Arlington House is now the Robert E. Lee memorial, and therein lies a tale. It originally was built (1802-1818) as a memorial to George Washington by George Washington Parke Custis, the grandson of Martha by her first marriage, but who was raised (after his parents’ deaths) by George and Martha as their son. Thus he was George’s stepson while being Martha’s grandson. The house was the centerpiece of Custis’ 1100 acre plantation. In 1831, Custis’ only surviving child, Mary, married the then Lieutenant Robert E. Lee, and they resided at Arlington House for 30 years until he resigned his commission and moved south to head the Confederate Army. U.S. federal troops then occupied the house as a headquarters. D.C. became flooded with dead soldiers from the war, and by the end of it there were nearly 16,000 dead buried on the old plantation. So, that’s how the memorial to the rebel commander sits perched in the catbird seat above the National Cemetery.
We kept wandering around, enjoying the grounds, but were sobered by what they held. Real heroes.
By mid-afternoon we were hungry and thirsty, so we headed back into town and decided to check out the Newseum, repository of five centuries of news history and technology. Since the place has so much to see, a ticket is good for two consecutive days, a good deal since we were getting there late in the afternoon.
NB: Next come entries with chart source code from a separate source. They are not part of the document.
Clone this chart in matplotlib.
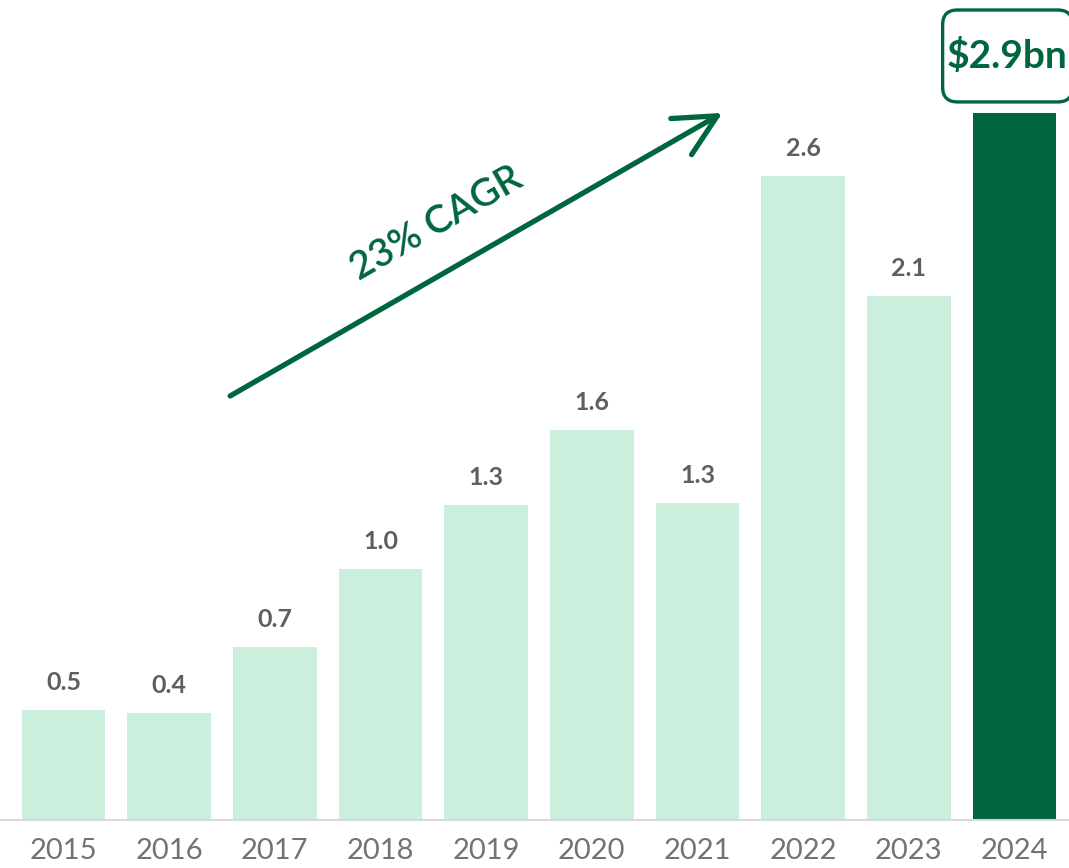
import matplotlib
matplotlib.use("Agg")
import matplotlib.pyplot as plt
from matplotlib.patches import FancyBboxPatch

plt.rcParams['font.family'] = ['Lato', 'DejaVu Sans']

years = ['2015', '2016', '2017', '2018', '2019', '2020', '2021', '2022', '2023', '2024']
values = [0.45, 0.44, 0.71, 1.03, 1.29, 1.60, 1.30, 2.64, 2.15, 2.90]
value_labels = ['0.5', '0.4', '0.7', '1.0', '1.3', '1.6', '1.3', '2.6', '2.1', '']
total_label = '$2.9bn'
cagr_label = '23% CAGR'

light_green = '#CBEEDD'
dark_green = '#00663D'
label_gray = '#5F5F5F'
year_gray = '#737373'

fig = plt.figure(figsize=(10.69, 8.68), dpi=100)
ax = fig.add_axes([0, 48 / 868, 1, 820 / 868])

x = range(len(years))
colors = [light_green] * (len(years) - 1) + [dark_green]
ax.bar(x, values, width=0.79, color=colors, zorder=2)

ax.set_xlim(-0.601, 9.516)
ax.set_ylim(0, 3.363)

for i, (v, lab) in enumerate(zip(values, value_labels)):
    if lab:
        ax.annotate(lab, (i, v), xytext=(0, 14.5), textcoords='offset points',
                    ha='center', va='baseline', fontsize=18, fontweight='bold',
                    color=label_gray)

# baseline + year labels
for s in ['top', 'right', 'left']:
    ax.spines[s].set_visible(False)
ax.spines['bottom'].set_color('#D9D9D9')
ax.spines['bottom'].set_linewidth(1.5)
ax.set_yticks([])
ax.set_xticks(list(x))
ax.set_xticklabels(years, fontsize=21, color=year_gray)
ax.tick_params(axis='x', length=0, pad=13)

# growth arrow
ax.annotate('', xy=(6.236, 2.90), xytext=(1.577, 1.739),
            arrowprops=dict(arrowstyle='->,head_length=1.0,head_width=0.5',
                            lw=3.8, color=dark_green, mutation_scale=30,
                            shrinkA=0, shrinkB=0, capstyle='round'))
ax.text(3.53, 2.445, cagr_label, rotation=30, rotation_mode='anchor',
        ha='center', va='center', fontsize=28, fontweight='semibold',
        color=dark_green)

# callout box for 2024
last = len(values) - 1
box_x0, box_x1 = last - 0.68, last + 0.55
box_y0, box_y1 = values[last] + 0.045, values[last] + 0.422
ax.add_patch(FancyBboxPatch((box_x0, box_y0), box_x1 - box_x0, box_y1 - box_y0,
                            boxstyle='round,pad=0,rounding_size=0.14',
                            mutation_aspect=105.6 / 243.8,
                            facecolor='white', edgecolor=dark_green, lw=2.4,
                            clip_on=False, zorder=3))
ax.text(last - 0.07, (box_y0 + box_y1) / 2, total_label, ha='center', va='center',
        fontsize=28, fontweight='bold', color=dark_green, zorder=4)

fig.savefig('out.png', dpi=100)
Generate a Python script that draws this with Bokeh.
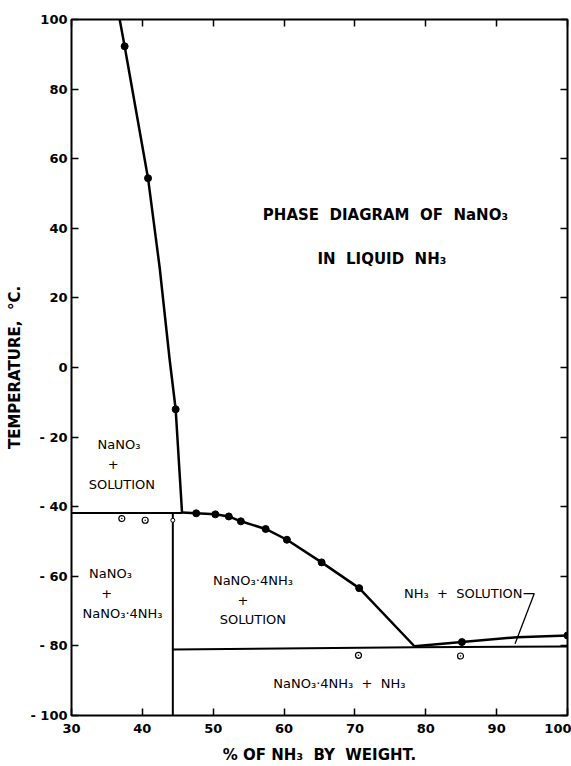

We decided to not try for the exhibits today, but rather to look the place over generally and to catch the views from the top level gallery. They were pretty darn good.
Of course, we had to mug for the camera as well. Loni’s holding her “just-in-case” umbrella.
Looking the other way down Pennsylvania Avenue is the headquarters of my old outfit, the Federal Trade Commission, with its iconic statues of the heroic FTC-er reining in the runaway horse of free-market capitalism. Or something. Whatever.
Closing time was coming up, so we skedaddled for the metro to beat the 5:00 rush. We had to get groceries on the way back, since the scoot is still laid up in Annapolis. Fortunately, there is a grocery store on the route the bus takes from the metro terminus to our park. All we had to do was to get our shopping done in time to make the next bus back home. Mission accomplished.